I'm very surprised to see Ralph Reed of the Christian Coalition running with these concern trolls.
Back in 2000 (1999 actually, I guess), Karl Rove recruited Ken Lay and his criminal Enron enterprise to sideline Reed with a political consulting contract that tied down Reed during the 2000 primary season. He wanted Reed out of the way while he steered Dubya and the Bush faction into the White House with Log Cabin support. Rove was lecturing the Christian conservatives at the 2000 convention over their box lunches while Dubya and Mary Matalin were across town wining and dining with the Loggies and telling them that sure, they were all for "gay marriage" --- any opposition, Matalin told the gays, was "so unfair!"
So why is Reed running with these trolls now on immigration/Blowing Up Old America?
Rove and Reed have been running together for a long time along with Grover Norquist, all leaders in the ‘young republican’ movement together. It’s such a tangled mess. I’ve spent years trying to sort it out, but the one thing you always see is Rove, Reed, Norquist and often Gingrich supporting the same stuff and being in the same places. The fourth one of that cabal, Jack Abramoff, went to jail. The others should be there.
[snip](Must Read!)
http://www.washingtonpost.com/wp-dyn/content/article/2005/12/28/AR2005122801588.html?sub=new
The Fast Rise and Steep Fall of Jack Abramoff
How a Well-Connected Lobbyist Became the Center of a Far-Reaching Corruption Scandal
By Susan Schmidt and James V. Grimaldi
Washington Post Staff Writers
Thursday, December 29, 2005; Page A01
A quarter of a century ago, Abramoff and anti-tax crusader Grover Norquist were fellow Young Turks of the Reagan revolution. They organized Massachusetts college campuses in the 1980 election — Abramoff while he was an undergraduate at Brandeis and Norquist at Harvard Business School — to help Ronald Reagan pull an upset in the state.

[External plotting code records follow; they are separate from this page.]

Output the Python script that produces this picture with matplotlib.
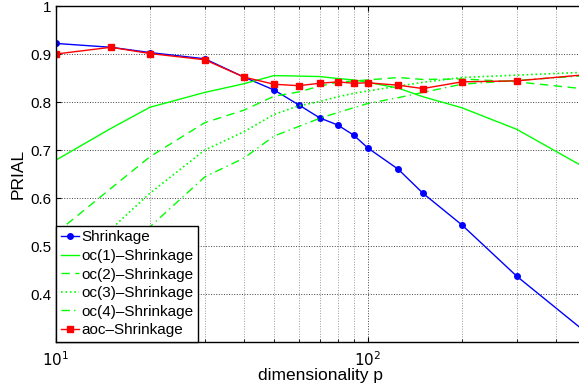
import numpy as np
import matplotlib
matplotlib.use("Agg")
import matplotlib.pyplot as plt
from matplotlib.ticker import FixedLocator, NullFormatter

matplotlib.rcParams['font.family'] = ['Liberation Sans', 'DejaVu Sans']
matplotlib.rc('font', size=11)

p = [10, 15, 20, 30, 40, 50, 60, 70, 80, 90, 100, 125, 150, 200, 300, 500]

shrinkage = [0.922, 0.914, 0.903, 0.890, 0.852, 0.825, 0.794, 0.767, 0.752, 0.731,
             0.704, 0.660, 0.610, 0.544, 0.437, 0.320]
oc1 = [0.679, 0.745, 0.789, 0.820, 0.838, 0.855, 0.854, 0.853, 0.849, 0.846,
       0.841, 0.829, 0.811, 0.788, 0.743, 0.662]
oc2 = [0.527, 0.620, 0.686, 0.757, 0.783, 0.812, 0.821, 0.833, 0.841, 0.844,
       0.846, 0.851, 0.847, 0.848, 0.842, 0.827]
oc3 = [0.410, 0.535, 0.610, 0.700, 0.738, 0.774, 0.792, 0.801, 0.811, 0.818,
       0.823, 0.833, 0.841, 0.851, 0.856, 0.862]
oc4 = [0.350, 0.465, 0.540, 0.644, 0.683, 0.729, 0.749, 0.766, 0.778, 0.788,
       0.797, 0.809, 0.820, 0.837, 0.845, 0.855]
aoc = [0.900, 0.914, 0.901, 0.888, 0.852, 0.837, 0.834, 0.839, 0.842, 0.839,
       0.840, 0.835, 0.828, 0.842, 0.844, 0.857]

fig = plt.figure(figsize=(5.79, 3.85), dpi=100)
ax = fig.add_axes([56 / 579, 1 - 342 / 385, 530 / 579, 336 / 385])

green = (0, 1, 0)
ax.plot(p, shrinkage, '-o', color='b', lw=1, ms=4, label='Shrinkage')
ax.plot(p, oc1, '-', color=green, lw=1, label='oc(1)–Shrinkage')
ax.plot(p, oc2, '--', color=green, lw=1, dashes=(6, 4), label='oc(2)–Shrinkage')
ax.plot(p, oc3, ':', color=green, lw=1.2, label='oc(3)–Shrinkage')
ax.plot(p, oc4, '-.', color=green, lw=1, dashes=(6, 3, 1, 3), label='oc(4)–Shrinkage')
ax.plot(p, aoc, '-s', color='r', lw=1, ms=4, label='aoc–Shrinkage')

ax.set_xscale('log')
ax.set_xlim([10, 500])
ax.set_ylim([0.3, 1.0])
ax.set_xticks([10, 100])
ax.set_xticklabels(['$10^1$', '$10^2$'])
ax.xaxis.set_minor_locator(FixedLocator([20, 30, 40, 50, 60, 70, 80, 90, 200, 300, 400]))
ax.xaxis.set_minor_formatter(NullFormatter())
ax.set_yticks([0.4, 0.5, 0.6, 0.7, 0.8, 0.9, 1.0])
ax.set_yticklabels(['0.4', '0.5', '0.6', '0.7', '0.8', '0.9', '1'])
ax.tick_params(which='both', direction='in', top=True, right=True)
ax.tick_params(axis='x', which='major', pad=6)
ax.set_xlabel('dimensionality p', labelpad=-1, fontsize=12.5)
ax.set_ylabel('PRIAL', labelpad=3, fontsize=12.5)
ax.grid(True, which='major', linestyle=':', color='0.25', lw=0.7)
ax.grid(True, which='minor', axis='x', linestyle=':', color='0.6', lw=0.7)
ax.set_axisbelow(True)
for s in ax.spines.values():
    s.set_linewidth(1.0)

leg = ax.legend(loc='lower left', bbox_to_anchor=(0, 0), borderaxespad=0,
                fancybox=False, handlelength=1.2, handletextpad=0.15,
                labelspacing=0.3, borderpad=0.3, fontsize=11)
leg.get_frame().set_edgecolor('k')
leg.get_frame().set_linewidth(1.0)
leg.get_frame().set_alpha(1)

fig.savefig('out.png', dpi=100)
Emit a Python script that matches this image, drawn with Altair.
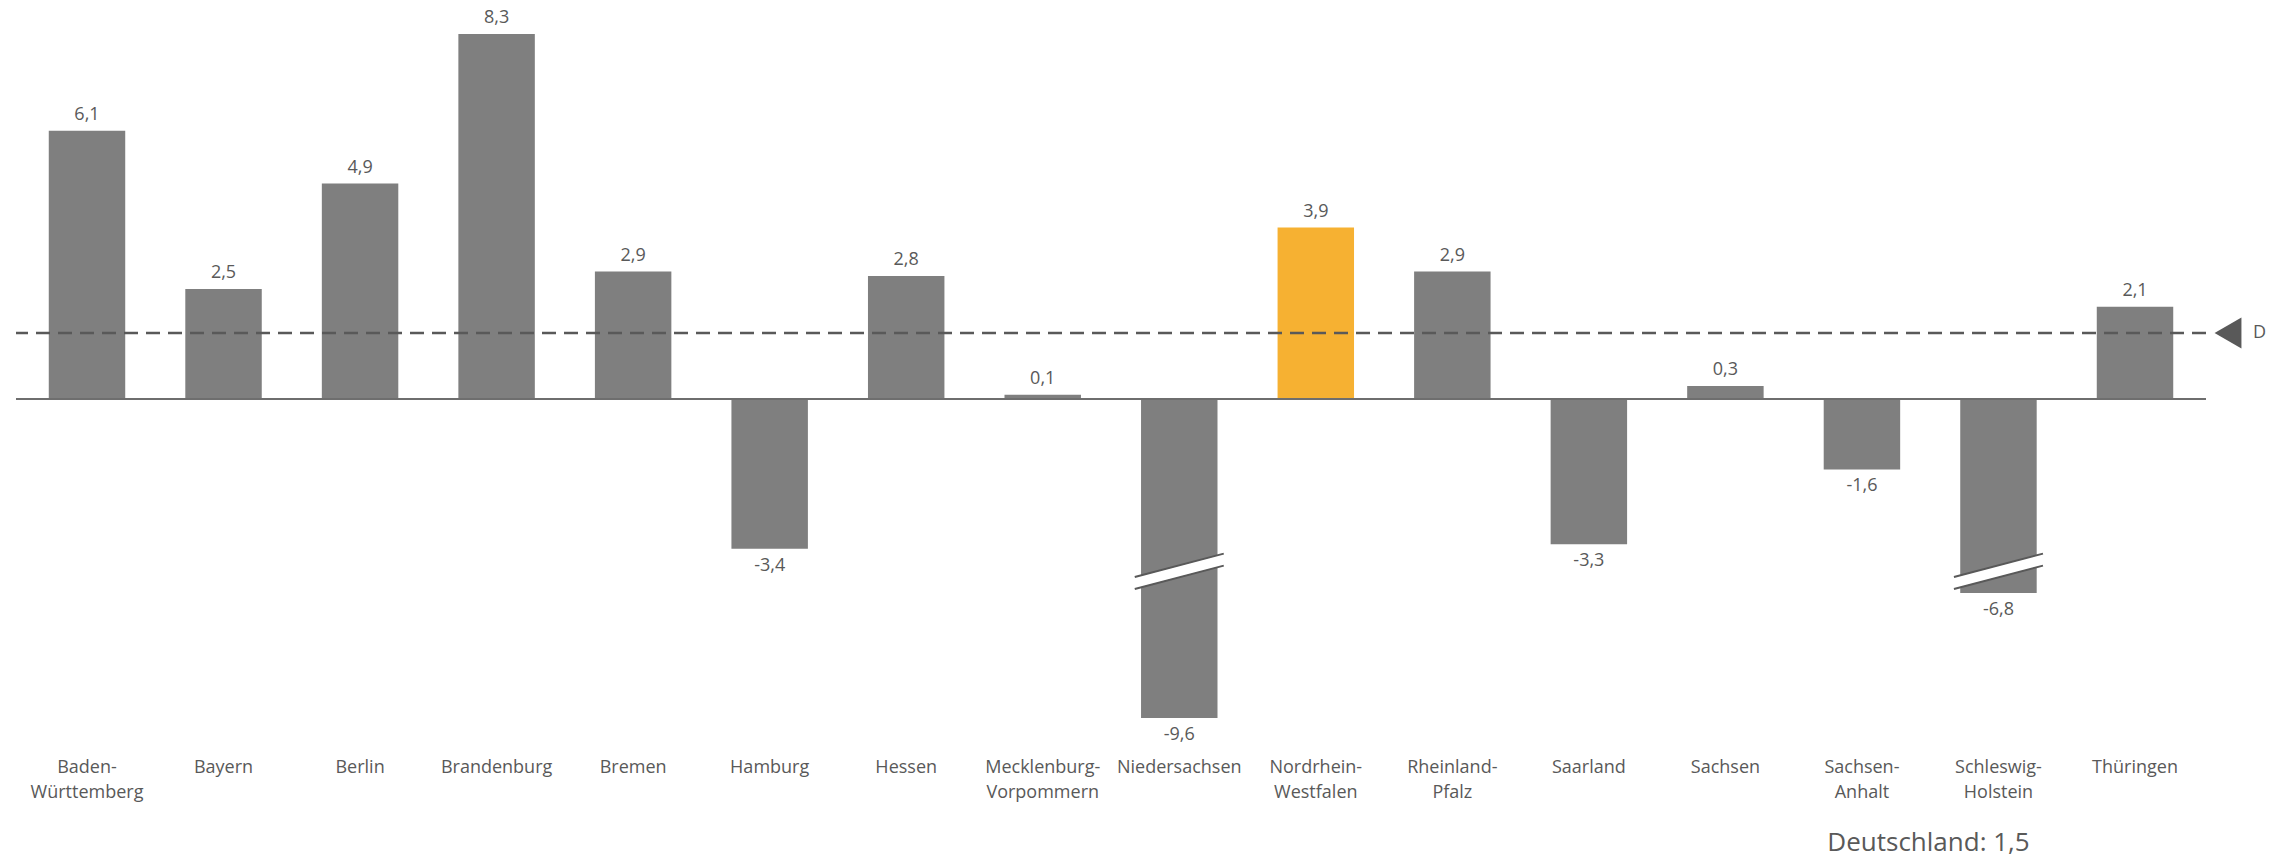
import altair as alt
import pandas as pd

# ---------------- data ----------------
categories = [
    "Baden-Württemberg", "Bayern", "Berlin", "Brandenburg", "Bremen",
    "Hamburg", "Hessen", "Mecklenburg-Vorpommern", "Niedersachsen",
    "Nordrhein-Westfalen", "Rheinland-Pfalz", "Saarland", "Sachsen",
    "Sachsen-Anhalt", "Schleswig-Holstein", "Thüringen",
]
values = [6.1, 2.5, 4.9, 8.3, 2.9, -3.4, 2.8, 0.1, -9.6, 3.9, 2.9, -3.3, 0.3, -1.6, -6.8, 2.1]
# bar length as drawn (two bars are shortened with an axis break)
shown = [6.1, 2.5, 4.9, 8.3, 2.9, -3.4, 2.8, 0.1, -7.25, 3.9, 2.9, -3.3, 0.3, -1.6, -4.41, 2.1]
highlight = "Nordrhein-Westfalen"
germany = 1.5

break_cats = ["Niedersachsen", "Schleswig-Holstein"]
break_left = [-4.18, -4.18]
break_right = [-3.65, -3.65]

# ---------------- styles ----------------
GREY = "#7F7F7F"
GOLD = "#F6B132"
TXT = "#595959"
FONT = "Open Sans"

df = pd.DataFrame({"cat": categories, "value": values, "shown": shown})
df["label"] = [f"{v:.1f}".replace(".", ",") for v in values]
gdf = pd.DataFrame({"g": [germany], "zero": [0.0]})
gdf["txt"] = "Deutschland: " + f"{germany:.1f}".replace(".", ",")
brk = pd.DataFrame({"cat": break_cats, "yl": break_left, "yr": break_right})

xscale = alt.Scale(domain=categories, paddingInner=0.44, paddingOuter=0.24)
yscale = alt.Scale(domain=[-7.5, 8.8], nice=False, zero=False)

label_expr = (
    "indexof(datum.label, '-') > 0 ? "
    "[substring(datum.label, 0, indexof(datum.label, '-') + 1), "
    "substring(datum.label, indexof(datum.label, '-') + 1)] : datum.label"
)

xenc = alt.X(
    "cat:N", scale=xscale,
    axis=alt.Axis(
        title=None, labelAngle=0, domain=False, ticks=False, tickSize=0,
        labelPadding=29, labelFontSize=18, labelFont=FONT, labelColor=TXT,
        labelLineHeight=25, labelLimit=0, labelExpr=label_expr,
        labelBaseline="top",
    ),
)

base = alt.Chart(df).encode(x=xenc)

bars = base.mark_bar().encode(
    y=alt.Y("shown:Q", scale=yscale, axis=None),
    color=alt.condition(alt.datum.cat == highlight, alt.value(GOLD), alt.value(GREY)),
)

pos_labels = base.transform_filter("datum.value >= 0").mark_text(
    baseline="middle", dy=-16, fontSize=18, font=FONT, color=TXT
).encode(y=alt.Y("shown:Q", scale=yscale), text="label:N")

neg_labels = base.transform_filter("datum.value < 0").mark_text(
    baseline="middle", dy=17, fontSize=18, font=FONT, color=TXT
).encode(y=alt.Y("shown:Q", scale=yscale), text="label:N")

brk_x = alt.X("cat:N", scale=xscale, bandPosition=0.5)
brk_x2 = alt.X2(field="cat", bandPosition=0.5)

brk_white = alt.Chart(brk).mark_rule(
    color="white", strokeWidth=11, xOffset=-44.5, x2Offset=44.5
).encode(x=brk_x, x2=brk_x2, y=alt.Y("yl:Q", scale=yscale), y2="yr:Q")

brk_up = alt.Chart(brk).mark_rule(
    color=TXT, strokeWidth=2, xOffset=-44.5, x2Offset=44.5, yOffset=-6, y2Offset=-6
).encode(x=brk_x, x2=brk_x2, y=alt.Y("yl:Q", scale=yscale), y2="yr:Q")

brk_dn = alt.Chart(brk).mark_rule(
    color=TXT, strokeWidth=2, xOffset=-44.5, x2Offset=44.5, yOffset=6, y2Offset=6
).encode(x=brk_x, x2=brk_x2, y=alt.Y("yl:Q", scale=yscale), y2="yr:Q")

zero_line = alt.Chart(gdf).mark_rule(color="#6E6E6E", strokeWidth=2).encode(
    y=alt.Y("zero:Q", scale=yscale)
)

avg_line = alt.Chart(gdf).mark_rule(
    color=TXT, strokeWidth=2.5, strokeDash=[14, 8]
).encode(y=alt.Y("g:Q", scale=yscale))

tri = alt.Chart(gdf).mark_point(
    shape="triangle-left", filled=True, size=961, color=TXT, opacity=1
).encode(x=alt.value(2212), y=alt.Y("g:Q", scale=yscale))

d_text = alt.Chart(gdf).mark_text(
    align="left", baseline="middle", fontSize=18, font=FONT, color=TXT, text="D"
).encode(x=alt.value(2237), y=alt.Y("g:Q", scale=yscale))

de_text = alt.Chart(gdf).mark_text(
    align="center", baseline="middle", fontSize=26, font=FONT, color=TXT
).encode(x=alt.value(1912.5), y=alt.value(831), text="txt:N")

chart = alt.layer(
    bars, brk_white, brk_up, brk_dn, zero_line, avg_line,
    pos_labels, neg_labels, tri, d_text, de_text,
).properties(
    width=2190, height=717,
    padding={"left": 6, "top": 0, "right": 5, "bottom": 5},
    background="white",
).configure_view(stroke=None).configure_axis(grid=False)

chart.save("out.html", embed_options={"renderer": "svg", "actions": False})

They moved to Washington, maneuvered to take over the College Republicans — at the time a sleepy establishment organization — and transformed it into a right-wing activist group. They were joined by Ralph Reed, an ambitious Georgian whose later Christian conversion would fuel his rise to national political prominence.
A thirty pieces of silver type guy? IIRC the Southern Baptist Convention is the largest Protestant denomination in the U.S. What did Reed think of them during Romney's run? They weren't needed. Which is true in a sense, because Obama wasn't going to win the South anyway, but...
Atlanta Journal Constituion August 30, 2012
Not that Southern Baptists have changed their mind, Reed said. But politically, they dont matter as much:
Remember, if youve got a grandma sitting in the third row of an independent Baptist , white sideboard church who cant bring herself to vote for a Mormon because she believes its a heresy, shes more than likely in north Georgia, upstate South Carolina or eastern Tennessee.
And we dont need her. But when you talk about the suburbs of Orlando, or the exurbs of Cincinnati, thats not their deal. Its not an issue.
Wall Street Journal August 30, 2012
Ralph Reed, founder of the Faith and Freedom Coalition, acknowledged that some evangelical voters may shun Mr. Romney because of his faith, but said most of them reside in heavily Republican states, such as Arkansas, Oklahoma and South Carolina.
"We don't need 'em," he said.
How do you have a viable Coalition without the largest Protestant denomination on board?
Disclaimer: We withdrew our letter of faith from the SBC almost two years ago. Cultural Marxism isn't faith.